Essa ordem inversa dos matras é explicada pelo seu arranjo segundo a ordem de reabsorção do som, que começa a partir do estado de manifestação completa no domínio sensível, sobe por um movimento de involução interna no domínio sutil, e reintroduz, por uma extinção total, ao não manifestado.
OM | ATMA | “MUNDOS” | VEDAS | |
Mâtras | Sedes Microcósmicas | Condições Macrocósmicas | ||
M | Estado de “sono profundo” (Sushupti-sthâna) | Prâjna (grau não manifesto) | “Sol” | Sâma-Vêda |
U | Estado de “sonho” (Swapna-sthâna) | Taijasa (manifestação sutil) | “Lua” | Yajur-Vêda |
A | Estado “vigília” (Jâgarita-sthâna) | Vaishwânara (manifestação grosseira) | “Terra” | Rig-Vêda |
No entanto, as matras do monossílabo sagrado também têm uma representação escrita. Ora, a este respeito, tanto do lado árabe como do lado sânscrito, os elementos geométricos correspondentes aos caracteres da transcrição parecem ser os mesmos; uma linha reta para o caractere A, um elemento curvo ou espiral para o caractere U e um ponto para o caractere M. Seria necessário, neste caso, dar-se conta, sob a relação ideográfica, da inversão resultada, pelo menos aparentemente, na ordem dos respectivos caracteres. A este respeito, no que respeita ao lado sânscrito, recorreremos aos pormenores dados por René Guénon em L’Homme et son devenir segundo Vêdânta, quando teve de tratar, pela primeira vez de forma especial, o sagrado monossílabo hindu, e tanto mais que não se encontra em nenhum outro lugar, fora de seus escritos, a indicação de um simbolismo geométrico das matras de Om: “…as formas geométricas que correspondem respectivamente às três matras são uma linha reta, um semicírculo (ou melhor, um elemento espiral) e um ponto: o primeiro simboliza o desdobramento completo da manifestação; a segunda, um estado de envolvimento relativo em relação a esse desdobramento, mas ainda assim desenvolvido ou manifestado; o terceiro, o estado informal e “adimensional” ou condições especiais de limitação, ou seja, não manifesto.

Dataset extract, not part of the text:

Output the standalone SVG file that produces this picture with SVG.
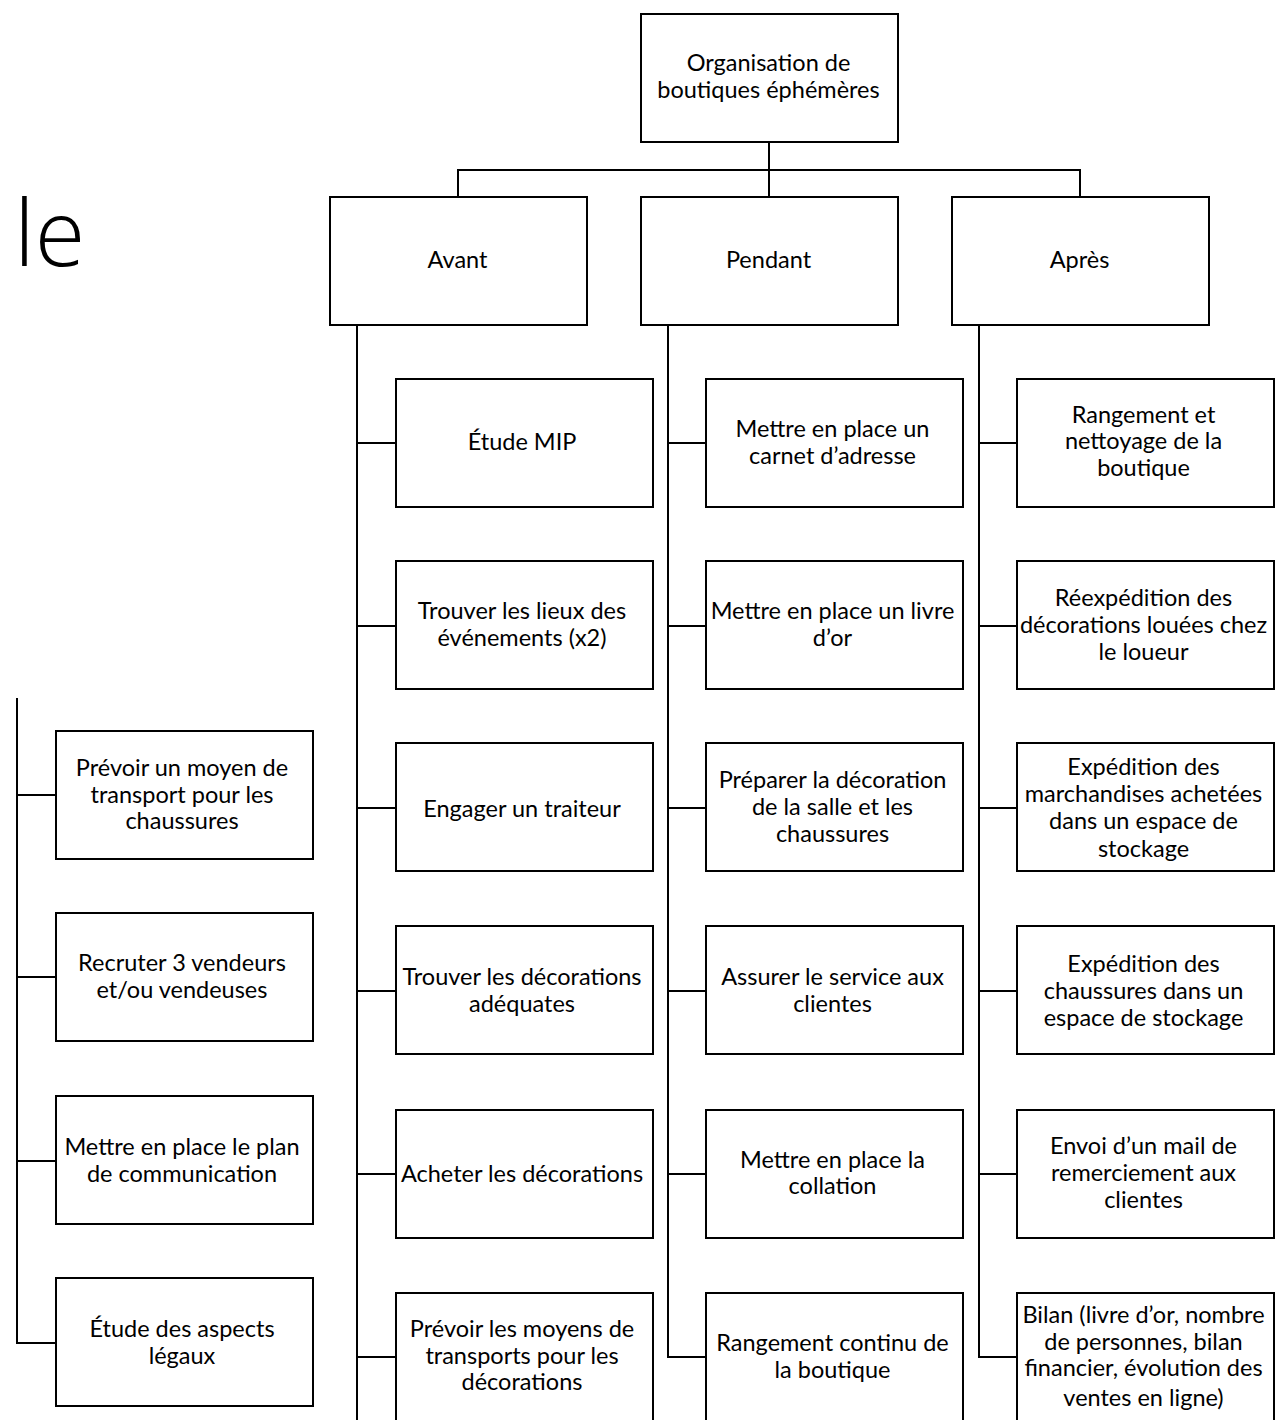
<svg xmlns="http://www.w3.org/2000/svg" width="1281" height="1420" viewBox="0 0 1281 1420">
<style>
.b{fill:#fff;stroke:#000;stroke-width:2}
.t{font-family:Lato,"Open Sans","Liberation Sans",sans-serif;font-size:23.5px;fill:#000;text-anchor:middle;dominant-baseline:central}
.c{fill:none;stroke:#000;stroke-width:2}
.big{font-family:"Open Sans","Noto Sans",sans-serif;font-size:92px;font-weight:300;fill:#000}
</style>
<rect width="1281" height="1420" fill="#fff"/>
<text class="big" x="14" y="266">le</text>
<g id="connectors">
<path class="c" d="M769,142V197M458,197V170H1080V197"/>
<path class="c" d="M357,325V1420M357,443H396M357,626H396M357,808H396M357,991H396M357,1174H396M357,1357H396"/>
<path class="c" d="M668,325V1357H706M668,443H706M668,626H706M668,808H706M668,991H706M668,1174H706"/>
<path class="c" d="M979,325V1357H1017M979,443H1017M979,626H1017M979,808H1017M979,991H1017M979,1174H1017"/>
<path class="c" d="M17,698V1343H56M17,795H56M17,977H56M17,1161H56"/>
</g>
<g id="root"><rect class="b" x="641" y="14" width="257" height="128"/><text class="t"><tspan x="768.5" y="62">Organisation de</tspan><tspan x="768.5" y="89">boutiques éphémères</tspan></text></g>
<g id="avant"><rect class="b" x="330" y="197" width="257" height="128"/><text class="t" x="457.5" y="259">Avant</text></g>
<g id="pendant"><rect class="b" x="641" y="197" width="257" height="128"/><text class="t" x="768.5" y="259">Pendant</text></g>
<g id="apres"><rect class="b" x="952" y="197" width="257" height="128"/><text class="t" x="1079.5" y="259">Après</text></g>

<g id="a1"><rect class="b" x="396" y="379" width="257" height="128"/><text class="t" x="522" y="441">Étude MIP</text></g>
<g id="a2"><rect class="b" x="396" y="561" width="257" height="128"/><text class="t"><tspan x="522" y="610">Trouver les lieux des</tspan><tspan x="522" y="637">événements (x2)</tspan></text></g>
<g id="a3"><rect class="b" x="396" y="743" width="257" height="128"/><text class="t" x="522" y="808">Engager un traiteur</text></g>
<g id="a4"><rect class="b" x="396" y="926" width="257" height="128"/><text class="t"><tspan x="522" y="976">Trouver les décorations</tspan><tspan x="522" y="1003">adéquates</tspan></text></g>
<g id="a5"><rect class="b" x="396" y="1110" width="257" height="128"/><text class="t" x="522" y="1173">Acheter les décorations</text></g>
<g id="a6"><rect class="b" x="396" y="1293" width="257" height="140"/><text class="t"><tspan x="522" y="1328">Prévoir les moyens de</tspan><tspan x="522" y="1355">transports pour les</tspan><tspan x="522" y="1381">décorations</tspan></text></g>

<g id="p1"><rect class="b" x="706" y="379" width="257" height="128"/><text class="t"><tspan x="832.5" y="428">Mettre en place un</tspan><tspan x="832.5" y="455">carnet d’adresse</tspan></text></g>
<g id="p2"><rect class="b" x="706" y="561" width="257" height="128"/><text class="t"><tspan x="832.5" y="610">Mettre en place un livre</tspan><tspan x="832.5" y="637">d’or</tspan></text></g>
<g id="p3"><rect class="b" x="706" y="743" width="257" height="128"/><text class="t"><tspan x="832.5" y="779">Préparer la décoration</tspan><tspan x="832.5" y="806">de la salle et les</tspan><tspan x="832.5" y="833">chaussures</tspan></text></g>
<g id="p4"><rect class="b" x="706" y="926" width="257" height="128"/><text class="t"><tspan x="832.5" y="976">Assurer le service aux</tspan><tspan x="832.5" y="1003">clientes</tspan></text></g>
<g id="p5"><rect class="b" x="706" y="1110" width="257" height="128"/><text class="t"><tspan x="832.5" y="1159">Mettre en place la</tspan><tspan x="832.5" y="1185">collation</tspan></text></g>
<g id="p6"><rect class="b" x="706" y="1293" width="257" height="140"/><text class="t"><tspan x="832.5" y="1342">Rangement continu de</tspan><tspan x="832.5" y="1369">la boutique</tspan></text></g>

<g id="r1"><rect class="b" x="1017" y="379" width="257" height="128"/><text class="t"><tspan x="1143.5" y="414">Rangement et</tspan><tspan x="1143.5" y="440">nettoyage de la</tspan><tspan x="1143.5" y="467">boutique</tspan></text></g>
<g id="r2"><rect class="b" x="1017" y="561" width="257" height="128"/><text class="t"><tspan x="1143.5" y="597">Réexpédition des</tspan><tspan x="1143.5" y="624">décorations louées chez</tspan><tspan x="1143.5" y="651">le loueur</tspan></text></g>
<g id="r3"><rect class="b" x="1017" y="743" width="257" height="128"/><text class="t"><tspan x="1143.5" y="766">Expédition des</tspan><tspan x="1143.5" y="793">marchandises achetées</tspan><tspan x="1143.5" y="820">dans un espace de</tspan><tspan x="1143.5" y="848">stockage</tspan></text></g>
<g id="r4"><rect class="b" x="1017" y="926" width="257" height="128"/><text class="t"><tspan x="1143.5" y="963">Expédition des</tspan><tspan x="1143.5" y="990">chaussures dans un</tspan><tspan x="1143.5" y="1017">espace de stockage</tspan></text></g>
<g id="r5"><rect class="b" x="1017" y="1110" width="257" height="128"/><text class="t"><tspan x="1143.5" y="1145">Envoi d’un mail de</tspan><tspan x="1143.5" y="1172">remerciement aux</tspan><tspan x="1143.5" y="1199">clientes</tspan></text></g>
<g id="r6"><rect class="b" x="1017" y="1293" width="257" height="140"/><text class="t"><tspan x="1143.5" y="1314">Bilan (livre d’or, nombre</tspan><tspan x="1143.5" y="1341">de personnes, bilan</tspan><tspan x="1143.5" y="1367">financier, évolution des</tspan><tspan x="1143.5" y="1397">ventes en ligne)</tspan></text></g>

<g id="l1"><rect class="b" x="56" y="731" width="257" height="128"/><text class="t"><tspan x="182" y="767">Prévoir un moyen de</tspan><tspan x="182" y="794">transport pour les</tspan><tspan x="182" y="820">chaussures</tspan></text></g>
<g id="l2"><rect class="b" x="56" y="913" width="257" height="128"/><text class="t"><tspan x="182" y="962">Recruter 3 vendeurs</tspan><tspan x="182" y="989">et/ou vendeuses</tspan></text></g>
<g id="l3"><rect class="b" x="56" y="1096" width="257" height="128"/><text class="t"><tspan x="182" y="1146">Mettre en place le plan</tspan><tspan x="182" y="1173">de communication</tspan></text></g>
<g id="l4"><rect class="b" x="56" y="1278" width="257" height="128"/><text class="t"><tspan x="182" y="1328">Étude des aspects</tspan><tspan x="182" y="1355">légaux</tspan></text></g>
</svg>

Notar-se-á também que o ponto é o princípio primordial de todas as figuras geométricas, como o não-manifesto é de todos os estados de manifestação, e que é, em sua ordem, a unidade verdadeira e indivisível, o que o torna um símbolo natural do puro Ser”.

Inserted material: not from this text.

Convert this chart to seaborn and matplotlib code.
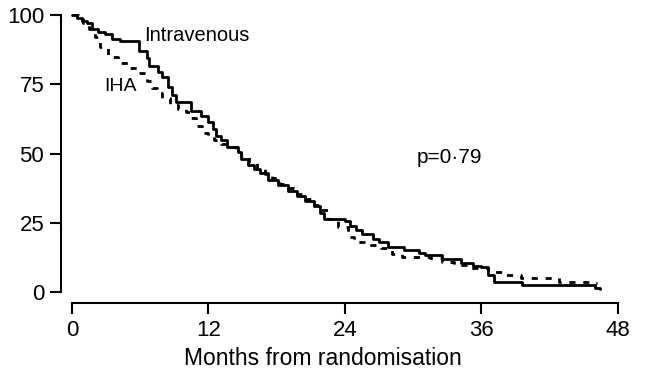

Citamos in extenso este texto de Guénon porque contém, ao mesmo tempo que as correspondências de que falamos, uma indicação do sentido particular em que estas devem ser entendidas quando se trata do lado sânscrito. Sabemos, assim, que a reta em questão simboliza “o desdobramento completo da manifestação”; mas se esse significado deve ser encontrado no caractere A da transcrição hindu a que Guénon se refere, sem maior precisão, não é, porém, possível encontrá-lo na vertical do alif árabe; este, para usar aqui termos que o próprio Guénon usou em outra circunstância, por sua forma corresponde a “amr, afirmação do puro Ser e primeira formulação da Vontade Suprema”, que reconhece nele um simbolismo principial e axial. Ao contrário, a ideia de “desdobramento completo da manifestação” remete a uma representação oposta à da linha vertical, que aqui devendo ser sempre retilínea, não poderá ser horizontal.

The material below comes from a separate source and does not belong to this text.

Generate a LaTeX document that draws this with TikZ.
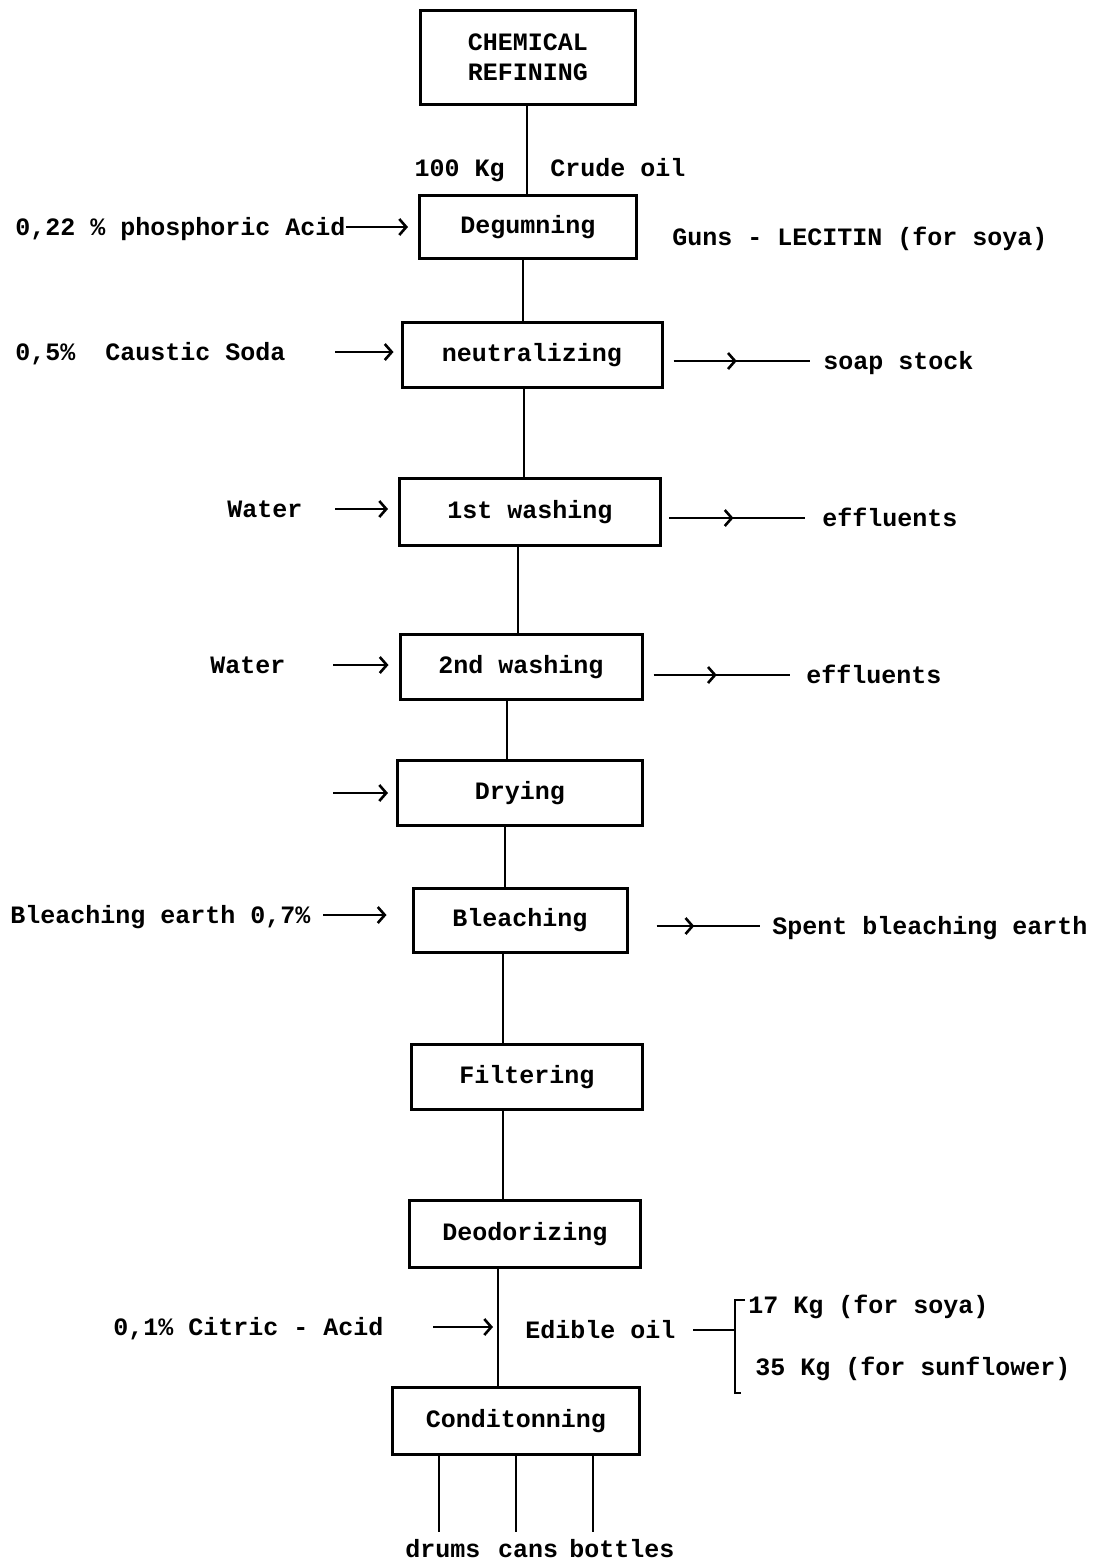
\documentclass[tikz,border=0pt]{standalone}
\usepackage{fontspec}
\setmonofont{Liberation Mono}
\usetikzlibrary{arrows.meta,decorations.markings,positioning}

\tikzset{
  stage/.style={draw, line width=1.5pt, inner sep=0pt, align=center,
    font=\ttfamily\bfseries\fontsize{12.5}{15}\selectfont},
  lbl/.style={inner sep=0pt, font=\ttfamily\bfseries\fontsize{12.5}{15}\selectfont},
  flow/.style={line width=1.4pt},
  inarr/.style={flow, -{Straight Barb[length=3.5pt,width=8pt,line width=1.3pt]}},
  outarr/.style={flow, decoration={markings, mark=at position 0.5 with
    {\arrow{Straight Barb[length=3.5pt,width=8pt,line width=1.3pt]}}}, postaction=decorate}
}

\begin{document}
\begin{tikzpicture}[x=0.5pt, y=-0.5pt]
\useasboundingbox (0,0) rectangle (1099,1565);

% process stages
\node[stage, minimum width=107.5pt, minimum height=47pt] (chem) at (528,57) {CHEMICAL\\REFINING};
\node[stage, minimum width=108.5pt, minimum height=31.5pt] (deg) at (528,227) {Degumning};
\node[stage, minimum width=130pt, minimum height=32.5pt] (neu) at (532,355) {neutralizing};
\node[stage, minimum width=130.5pt, minimum height=33.5pt] (wash1) at (530,512) {1st washing};
\node[stage, minimum width=121pt, minimum height=32.5pt] (wash2) at (521,667) {2nd washing};
\node[stage, minimum width=122.5pt, minimum height=32.5pt] (dry) at (520,793) {Drying};
\node[stage, minimum width=107pt, minimum height=32pt] (bleach) at (520,920) {Bleaching};
\node[stage, minimum width=115.5pt, minimum height=32.5pt] (filt) at (527,1077) {Filtering};
\node[stage, minimum width=115.5pt, minimum height=33.5pt] (deo) at (525,1234) {Deodorizing};
\node[stage, minimum width=123.5pt, minimum height=33.5pt] (cond) at (516,1421) {Conditonning};

% main line
\coordinate (m1) at (527,0); \coordinate (m2) at (523,0); \coordinate (m3) at (524,0);
\coordinate (m4) at (518,0); \coordinate (m5) at (507,0); \coordinate (m6) at (505,0);
\coordinate (m7) at (503,0); \coordinate (m8) at (498,0);
\draw[flow] (chem.south -| m1) -- (deg.north -| m1);
\draw[flow] (deg.south -| m2) -- (neu.north -| m2);
\draw[flow] (neu.south -| m3) -- (wash1.north -| m3);
\draw[flow] (wash1.south -| m4) -- (wash2.north -| m4);
\draw[flow] (wash2.south -| m5) -- (dry.north -| m5);
\draw[flow] (dry.south -| m6) -- (bleach.north -| m6);
\draw[flow] (bleach.south -| m7) -- (filt.north -| m7);
\draw[flow] (filt.south -| m7) -- (deo.north -| m7);
\draw[flow] (deo.south -| m8) -- (cond.north -| m8);

\node[lbl, anchor=base east] (kg) at (505,176) {100 Kg};
\node[lbl, anchor=base west] (crude) at (550,176) {Crude oil};

% inputs
\node[lbl, anchor=base west] (phos) at (15,235) {0,22 \% phosphoric Acid};
\draw[inarr, shorten >=5pt] (phos.east |- deg.west) -- (deg.west);
\node[lbl, anchor=base west] (soda) at (15,360) {0,5\%\ \ Caustic Soda};
\coordinate (soda0) at (335,352);
\draw[inarr, shorten >=3.5pt] (soda0) -- (soda0 -| neu.west);
\node[lbl, anchor=base west] (water1) at (227,517) {Water};
\coordinate (water10) at (335,509);
\draw[inarr, shorten >=5pt] (water10) -- (water10 -| wash1.west);
\node[lbl, anchor=base west] (water2) at (210,673) {Water};
\coordinate (water20) at (333,665);
\draw[inarr, shorten >=5pt] (water20) -- (water20 -| wash2.west);
\coordinate (dry0) at (333,793);
\draw[inarr, shorten >=4pt] (dry0) -- (dry.west);
\node[lbl, anchor=base west] (earth) at (10,923) {Bleaching earth 0,7\%};
\coordinate (earth0) at (323,915);
\draw[inarr, shorten >=12.5pt] (earth0) -- (earth0 -| bleach.west);
\node[lbl, anchor=base west] (citric) at (113,1335) {0,1\% Citric - Acid};
\coordinate (citric0) at (433,1327);
\draw[inarr, shorten >=2.5pt] (citric0) -- (citric0 -| m8);

% outputs
\node[lbl, anchor=base west] (gums) at (672,245) {Guns - LECITIN (for soya)};
\node[lbl, anchor=base west] (soap) at (823,369) {soap stock};
\coordinate (soap0) at (810,361);
\draw[outarr, shorten <=5pt] (soap0 -| neu.east) -- (soap0);
\node[lbl, anchor=base west] (eff1) at (822,526) {effluents};
\coordinate (eff10) at (805,518);
\draw[outarr, shorten <=3.5pt] (eff10 -| wash1.east) -- (eff10);
\node[lbl, anchor=base west] (eff2) at (806,683) {effluents};
\coordinate (eff20) at (790,675);
\draw[outarr, shorten <=5pt] (eff20 -| wash2.east) -- (eff20);
\node[lbl, anchor=base west] (spent) at (772,934) {Spent bleaching earth};
\coordinate (spent0) at (760,926);
\draw[outarr, shorten <=14pt] (spent0 -| bleach.east) -- (spent0);

% edible oil split
\node[lbl, anchor=base west] (edible) at (525,1338) {Edible oil};
\coordinate (br) at (735,1330);
\draw[flow] (693,1330) -- (br);
\draw[flow] (745,1300) -- (735,1300) -- (735,1393) -- (741,1393);
\node[lbl, anchor=base west] (soya) at (748,1313) {17 Kg (for soya)};
\node[lbl, anchor=base west] (sunfl) at (755,1375) {35 Kg (for sunflower)};

% packaging
\coordinate (pk1) at (439,1532); \coordinate (pk2) at (516,1532); \coordinate (pk3) at (593,1532);
\foreach \p in {pk1,pk2,pk3}{\draw[flow] (cond.south -| \p) -- (\p);}
\node[lbl, anchor=base] (drums) at (443,1557) {drums};
\node[lbl, anchor=base] (cans) at (528,1557) {cans};
\node[lbl, anchor=base] (bottles) at (622,1557) {bottles};
\end{tikzpicture}
\end{document}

Mas como as formas ordinárias ou ainda mais especiais de transcrição do akshara em Devanagari não revelam, pelo menos à primeira vista, todos esses elementos geométricos básicos, acreditamos que René Guénon tinha em vista uma forma hieroglífica particular do monossílabo Om, de um caráter mais simples e primordial, feito para corresponder graficamente às propriedades fonéticas da palavra. Em todo caso, encontramos em sua obra indicações ainda mais precisas na mesma direção, quando fala do simbolismo da concha.